Reproduce the data exactly and drop any pictures it holds.

- **DATASET EXTRACT**:
··········

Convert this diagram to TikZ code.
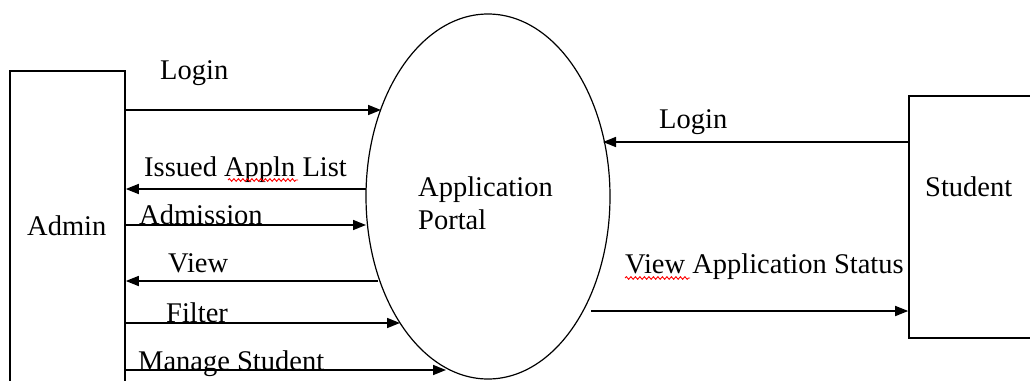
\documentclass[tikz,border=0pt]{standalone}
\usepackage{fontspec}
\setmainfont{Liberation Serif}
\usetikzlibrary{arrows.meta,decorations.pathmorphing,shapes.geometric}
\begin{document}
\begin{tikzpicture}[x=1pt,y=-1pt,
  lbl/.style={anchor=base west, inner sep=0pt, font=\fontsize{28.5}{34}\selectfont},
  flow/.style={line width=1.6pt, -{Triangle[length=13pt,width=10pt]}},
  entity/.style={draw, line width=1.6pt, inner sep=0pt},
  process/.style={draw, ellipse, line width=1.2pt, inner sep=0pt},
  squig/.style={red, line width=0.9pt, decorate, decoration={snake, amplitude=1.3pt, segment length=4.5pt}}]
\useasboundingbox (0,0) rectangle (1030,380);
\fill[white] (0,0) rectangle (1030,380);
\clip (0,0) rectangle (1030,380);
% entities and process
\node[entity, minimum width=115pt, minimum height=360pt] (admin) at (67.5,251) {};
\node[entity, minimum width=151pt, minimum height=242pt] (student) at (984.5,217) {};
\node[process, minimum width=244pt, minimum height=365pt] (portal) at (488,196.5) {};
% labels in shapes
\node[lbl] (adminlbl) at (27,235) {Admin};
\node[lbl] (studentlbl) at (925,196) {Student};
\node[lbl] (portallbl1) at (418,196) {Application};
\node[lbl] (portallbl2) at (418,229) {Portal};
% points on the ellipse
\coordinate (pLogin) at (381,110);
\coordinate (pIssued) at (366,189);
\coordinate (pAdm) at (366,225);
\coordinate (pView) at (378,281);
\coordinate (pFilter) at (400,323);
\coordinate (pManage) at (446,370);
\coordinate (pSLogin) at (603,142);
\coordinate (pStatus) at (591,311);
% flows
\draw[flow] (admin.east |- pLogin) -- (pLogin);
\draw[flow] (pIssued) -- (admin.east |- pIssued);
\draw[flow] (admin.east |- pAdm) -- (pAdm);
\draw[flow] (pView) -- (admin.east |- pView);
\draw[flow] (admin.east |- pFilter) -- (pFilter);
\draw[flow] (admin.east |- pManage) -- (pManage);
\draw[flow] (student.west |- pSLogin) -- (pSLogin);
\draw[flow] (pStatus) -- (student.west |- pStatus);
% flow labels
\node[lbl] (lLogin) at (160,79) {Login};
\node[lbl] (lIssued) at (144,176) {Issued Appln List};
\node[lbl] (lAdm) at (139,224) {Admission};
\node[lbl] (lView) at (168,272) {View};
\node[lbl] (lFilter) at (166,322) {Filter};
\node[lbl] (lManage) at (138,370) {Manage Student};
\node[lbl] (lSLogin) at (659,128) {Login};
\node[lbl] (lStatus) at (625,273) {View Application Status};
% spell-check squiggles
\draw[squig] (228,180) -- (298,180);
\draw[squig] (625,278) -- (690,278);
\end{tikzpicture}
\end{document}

··········

- **FULL SOLUTION**:
Convert this diagram to TikZ code.
\documentclass[tikz,border=0pt]{standalone}
\usepackage{fontspec}
\setmainfont{Liberation Serif}
\usetikzlibrary{arrows.meta,decorations.pathmorphing,shapes.geometric}
\begin{document}
\begin{tikzpicture}[x=1pt,y=-1pt,
  lbl/.style={anchor=base west, inner sep=0pt, font=\fontsize{28.5}{34}\selectfont},
  flow/.style={line width=1.6pt, -{Triangle[length=13pt,width=10pt]}},
  entity/.style={draw, line width=1.6pt, inner sep=0pt},
  process/.style={draw, ellipse, line width=1.2pt, inner sep=0pt},
  squig/.style={red, line width=0.9pt, decorate, decoration={snake, amplitude=1.3pt, segment length=4.5pt}}]
\useasboundingbox (0,0) rectangle (1030,380);
\fill[white] (0,0) rectangle (1030,380);
\clip (0,0) rectangle (1030,380);
% entities and process
\node[entity, minimum width=115pt, minimum height=360pt] (admin) at (67.5,251) {};
\node[entity, minimum width=151pt, minimum height=242pt] (student) at (984.5,217) {};
\node[process, minimum width=244pt, minimum height=365pt] (portal) at (488,196.5) {};
% labels in shapes
\node[lbl] (adminlbl) at (27,235) {Admin};
\node[lbl] (studentlbl) at (925,196) {Student};
\node[lbl] (portallbl1) at (418,196) {Application};
\node[lbl] (portallbl2) at (418,229) {Portal};
% points on the ellipse
\coordinate (pLogin) at (381,110);
\coordinate (pIssued) at (366,189);
\coordinate (pAdm) at (366,225);
\coordinate (pView) at (378,281);
\coordinate (pFilter) at (400,323);
\coordinate (pManage) at (446,370);
\coordinate (pSLogin) at (603,142);
\coordinate (pStatus) at (591,311);
% flows
\draw[flow] (admin.east |- pLogin) -- (pLogin);
\draw[flow] (pIssued) -- (admin.east |- pIssued);
\draw[flow] (admin.east |- pAdm) -- (pAdm);
\draw[flow] (pView) -- (admin.east |- pView);
\draw[flow] (admin.east |- pFilter) -- (pFilter);
\draw[flow] (admin.east |- pManage) -- (pManage);
\draw[flow] (student.west |- pSLogin) -- (pSLogin);
\draw[flow] (pStatus) -- (student.west |- pStatus);
% flow labels
\node[lbl] (lLogin) at (160,79) {Login};
\node[lbl] (lIssued) at (144,176) {Issued Appln List};
\node[lbl] (lAdm) at (139,224) {Admission};
\node[lbl] (lView) at (168,272) {View};
\node[lbl] (lFilter) at (166,322) {Filter};
\node[lbl] (lManage) at (138,370) {Manage Student};
\node[lbl] (lSLogin) at (659,128) {Login};
\node[lbl] (lStatus) at (625,273) {View Application Status};
% spell-check squiggles
\draw[squig] (228,180) -- (298,180);
\draw[squig] (625,278) -- (690,278);
\end{tikzpicture}
\end{document}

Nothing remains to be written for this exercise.